■ Problem requirements
Locate the lines of the listing below that hold "seaborn", then copy each of them.

[Excerpt from a dataset]
****
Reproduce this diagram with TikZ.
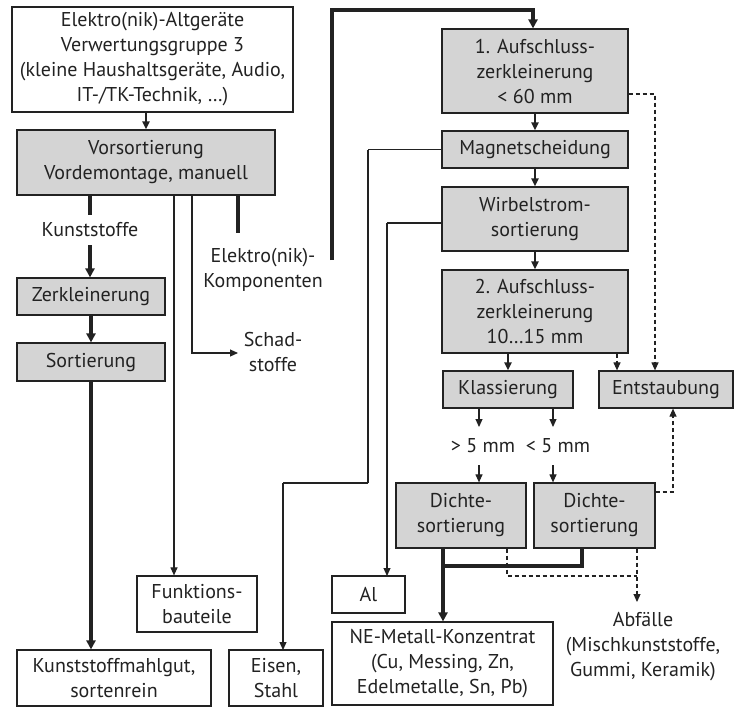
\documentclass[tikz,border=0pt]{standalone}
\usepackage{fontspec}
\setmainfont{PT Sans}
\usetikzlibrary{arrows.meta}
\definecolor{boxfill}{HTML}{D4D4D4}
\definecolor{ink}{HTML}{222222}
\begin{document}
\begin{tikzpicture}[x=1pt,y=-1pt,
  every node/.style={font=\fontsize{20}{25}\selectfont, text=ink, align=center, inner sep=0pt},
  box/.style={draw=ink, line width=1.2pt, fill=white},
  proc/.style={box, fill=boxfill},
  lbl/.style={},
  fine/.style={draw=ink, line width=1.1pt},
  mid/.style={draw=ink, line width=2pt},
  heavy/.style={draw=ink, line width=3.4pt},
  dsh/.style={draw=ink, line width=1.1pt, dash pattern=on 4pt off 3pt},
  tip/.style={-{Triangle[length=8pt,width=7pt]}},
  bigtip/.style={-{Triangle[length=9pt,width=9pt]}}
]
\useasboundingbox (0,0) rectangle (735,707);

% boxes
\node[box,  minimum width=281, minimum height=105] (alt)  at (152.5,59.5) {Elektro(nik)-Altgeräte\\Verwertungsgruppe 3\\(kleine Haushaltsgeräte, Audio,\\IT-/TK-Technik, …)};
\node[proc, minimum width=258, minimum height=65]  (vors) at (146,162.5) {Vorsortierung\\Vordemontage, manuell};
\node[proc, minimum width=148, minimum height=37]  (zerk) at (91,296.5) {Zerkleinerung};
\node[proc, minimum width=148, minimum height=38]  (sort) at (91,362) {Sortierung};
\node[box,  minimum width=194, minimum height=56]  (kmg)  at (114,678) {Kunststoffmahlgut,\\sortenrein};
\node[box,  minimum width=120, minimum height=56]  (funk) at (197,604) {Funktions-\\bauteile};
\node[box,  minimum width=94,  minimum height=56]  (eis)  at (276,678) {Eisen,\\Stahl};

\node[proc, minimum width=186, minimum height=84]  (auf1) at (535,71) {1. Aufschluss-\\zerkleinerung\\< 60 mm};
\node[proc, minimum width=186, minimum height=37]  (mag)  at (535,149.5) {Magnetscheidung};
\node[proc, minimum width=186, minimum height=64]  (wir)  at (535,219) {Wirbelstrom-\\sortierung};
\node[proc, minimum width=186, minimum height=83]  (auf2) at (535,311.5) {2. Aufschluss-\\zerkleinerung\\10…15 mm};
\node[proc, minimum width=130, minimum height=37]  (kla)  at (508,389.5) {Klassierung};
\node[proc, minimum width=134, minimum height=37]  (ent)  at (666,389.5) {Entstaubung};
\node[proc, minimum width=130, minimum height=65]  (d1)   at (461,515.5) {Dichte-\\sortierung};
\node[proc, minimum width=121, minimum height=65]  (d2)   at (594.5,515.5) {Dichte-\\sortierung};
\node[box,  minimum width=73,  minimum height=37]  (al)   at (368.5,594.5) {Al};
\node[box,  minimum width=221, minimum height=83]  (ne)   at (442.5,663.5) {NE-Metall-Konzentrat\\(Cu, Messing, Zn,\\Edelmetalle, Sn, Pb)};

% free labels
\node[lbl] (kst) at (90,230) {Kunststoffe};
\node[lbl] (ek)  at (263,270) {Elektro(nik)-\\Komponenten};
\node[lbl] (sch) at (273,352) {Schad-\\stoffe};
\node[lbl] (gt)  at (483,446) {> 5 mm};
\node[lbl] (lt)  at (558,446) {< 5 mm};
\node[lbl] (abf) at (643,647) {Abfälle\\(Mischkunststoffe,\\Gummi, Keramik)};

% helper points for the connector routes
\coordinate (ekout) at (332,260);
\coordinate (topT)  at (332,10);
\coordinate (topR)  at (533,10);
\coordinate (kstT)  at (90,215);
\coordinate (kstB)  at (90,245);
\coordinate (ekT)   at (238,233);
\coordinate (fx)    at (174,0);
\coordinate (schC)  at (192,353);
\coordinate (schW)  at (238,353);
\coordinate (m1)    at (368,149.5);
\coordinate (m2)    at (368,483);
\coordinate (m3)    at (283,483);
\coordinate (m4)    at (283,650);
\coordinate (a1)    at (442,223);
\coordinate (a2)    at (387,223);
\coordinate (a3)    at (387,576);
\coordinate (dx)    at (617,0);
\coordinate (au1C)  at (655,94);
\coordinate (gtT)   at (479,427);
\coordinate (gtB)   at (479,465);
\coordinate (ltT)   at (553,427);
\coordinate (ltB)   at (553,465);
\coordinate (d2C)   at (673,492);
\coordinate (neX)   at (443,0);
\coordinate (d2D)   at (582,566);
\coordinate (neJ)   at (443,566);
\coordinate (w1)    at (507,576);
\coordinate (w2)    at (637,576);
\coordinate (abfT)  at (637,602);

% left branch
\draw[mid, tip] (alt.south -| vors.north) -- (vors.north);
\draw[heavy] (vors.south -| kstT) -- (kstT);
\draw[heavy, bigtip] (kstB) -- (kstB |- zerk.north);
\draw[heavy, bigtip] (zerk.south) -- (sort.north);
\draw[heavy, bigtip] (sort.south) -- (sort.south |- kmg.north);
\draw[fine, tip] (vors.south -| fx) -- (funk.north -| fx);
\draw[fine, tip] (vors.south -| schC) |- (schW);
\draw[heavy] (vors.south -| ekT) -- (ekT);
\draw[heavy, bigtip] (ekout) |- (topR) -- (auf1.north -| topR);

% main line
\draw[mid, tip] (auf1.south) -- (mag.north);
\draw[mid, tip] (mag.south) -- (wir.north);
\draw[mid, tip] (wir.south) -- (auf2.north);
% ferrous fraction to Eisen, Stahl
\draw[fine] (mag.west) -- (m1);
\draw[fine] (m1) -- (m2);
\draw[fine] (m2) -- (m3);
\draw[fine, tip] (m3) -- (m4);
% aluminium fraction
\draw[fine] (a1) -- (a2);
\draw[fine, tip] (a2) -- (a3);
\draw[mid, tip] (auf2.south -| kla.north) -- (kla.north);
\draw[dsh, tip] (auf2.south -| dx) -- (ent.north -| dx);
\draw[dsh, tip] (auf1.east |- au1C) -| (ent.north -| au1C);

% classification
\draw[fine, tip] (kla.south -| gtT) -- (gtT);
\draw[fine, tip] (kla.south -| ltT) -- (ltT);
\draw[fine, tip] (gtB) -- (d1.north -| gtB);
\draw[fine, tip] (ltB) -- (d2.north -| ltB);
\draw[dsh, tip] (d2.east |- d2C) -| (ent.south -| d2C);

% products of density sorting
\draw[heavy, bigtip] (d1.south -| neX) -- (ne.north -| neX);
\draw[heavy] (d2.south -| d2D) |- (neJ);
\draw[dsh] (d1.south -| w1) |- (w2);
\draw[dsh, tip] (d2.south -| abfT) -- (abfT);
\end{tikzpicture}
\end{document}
****
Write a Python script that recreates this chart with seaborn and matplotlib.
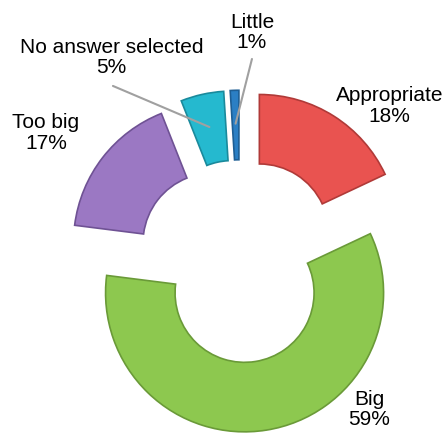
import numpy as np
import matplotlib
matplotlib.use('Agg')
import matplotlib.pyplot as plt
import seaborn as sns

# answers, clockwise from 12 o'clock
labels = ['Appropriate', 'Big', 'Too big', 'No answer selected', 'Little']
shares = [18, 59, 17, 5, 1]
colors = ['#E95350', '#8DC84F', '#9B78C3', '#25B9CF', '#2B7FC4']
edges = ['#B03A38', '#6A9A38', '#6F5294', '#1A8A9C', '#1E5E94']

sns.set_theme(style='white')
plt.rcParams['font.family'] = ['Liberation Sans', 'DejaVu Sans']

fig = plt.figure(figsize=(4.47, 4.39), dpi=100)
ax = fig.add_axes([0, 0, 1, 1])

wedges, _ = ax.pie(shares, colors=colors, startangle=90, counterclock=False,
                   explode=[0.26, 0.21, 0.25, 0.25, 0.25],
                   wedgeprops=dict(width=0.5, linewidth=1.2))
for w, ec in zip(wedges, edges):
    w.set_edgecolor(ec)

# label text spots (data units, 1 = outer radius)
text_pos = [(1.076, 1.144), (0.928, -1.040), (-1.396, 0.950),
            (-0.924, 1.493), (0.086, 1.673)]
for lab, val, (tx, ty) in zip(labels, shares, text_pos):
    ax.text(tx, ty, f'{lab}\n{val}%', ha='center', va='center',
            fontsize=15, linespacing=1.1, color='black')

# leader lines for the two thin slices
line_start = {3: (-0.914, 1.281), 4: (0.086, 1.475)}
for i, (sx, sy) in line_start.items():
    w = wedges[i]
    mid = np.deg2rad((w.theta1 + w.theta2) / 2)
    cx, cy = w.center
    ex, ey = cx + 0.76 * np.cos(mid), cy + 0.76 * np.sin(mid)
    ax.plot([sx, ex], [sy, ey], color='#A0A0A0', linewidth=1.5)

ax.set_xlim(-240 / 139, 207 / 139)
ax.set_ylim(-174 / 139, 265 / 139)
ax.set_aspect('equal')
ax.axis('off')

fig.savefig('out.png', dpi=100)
****
■ Worked answer
Write a Python script that recreates this chart with seaborn and matplotlib.
import seaborn as sns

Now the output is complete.